There is little clarity on the process here which will add to the complexity of the merger analysis and timeframes.
Some increased potential for mischief ?
As mentioned above, the Commission will also allow third parties to indicate candidates for referral. The risk of an Article 22 referral adds complexity to the analysis and this will require consideration with regard to closing conditions, long stop dates, risk allocation as well as timetables.
What does this mean for pharma acquisitions?
Early assessment will be required as to whether a transaction may be deemed a candidate for a referral request and whether a briefing to the Commission is advisable. With this new Guidance, the legal certainty provided in the past through clear cut revenue thresholds no longer holds, with a substantive assessment replacing the definitive assessment based on formal quantitative thresholds. Expect more Article 22 referral requests, increased costs and delays associated with this.

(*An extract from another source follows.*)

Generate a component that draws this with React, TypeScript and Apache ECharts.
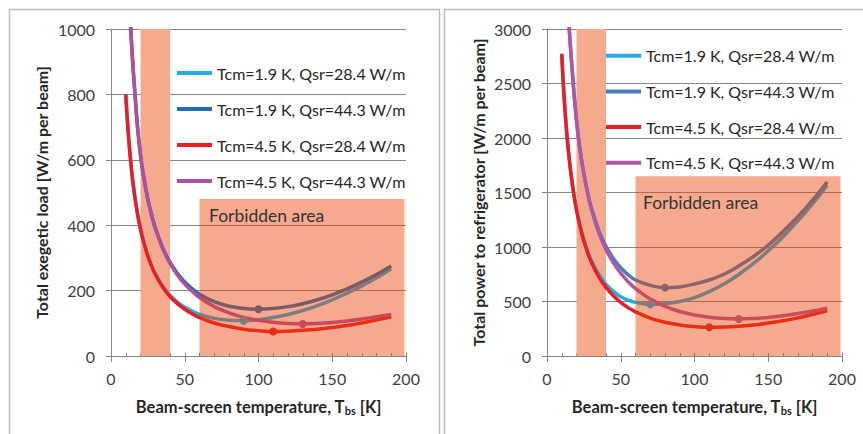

On a more general note, one of the main attractions of the EU one-stop-shop will be lost for transactions that fall within the categories set out above (the so-called killer acquisitions). Under Article 22 concurrent reviews are allowed as only Member States having either requested or joined a referral request can no longer apply their national competition law. A notification already under investigation by a Member State continues. This raises questions of duplication of effort as well as the risk of divergent outcomes. Legal challenges to the Commission’s new interpretation of Article 22 seem likely.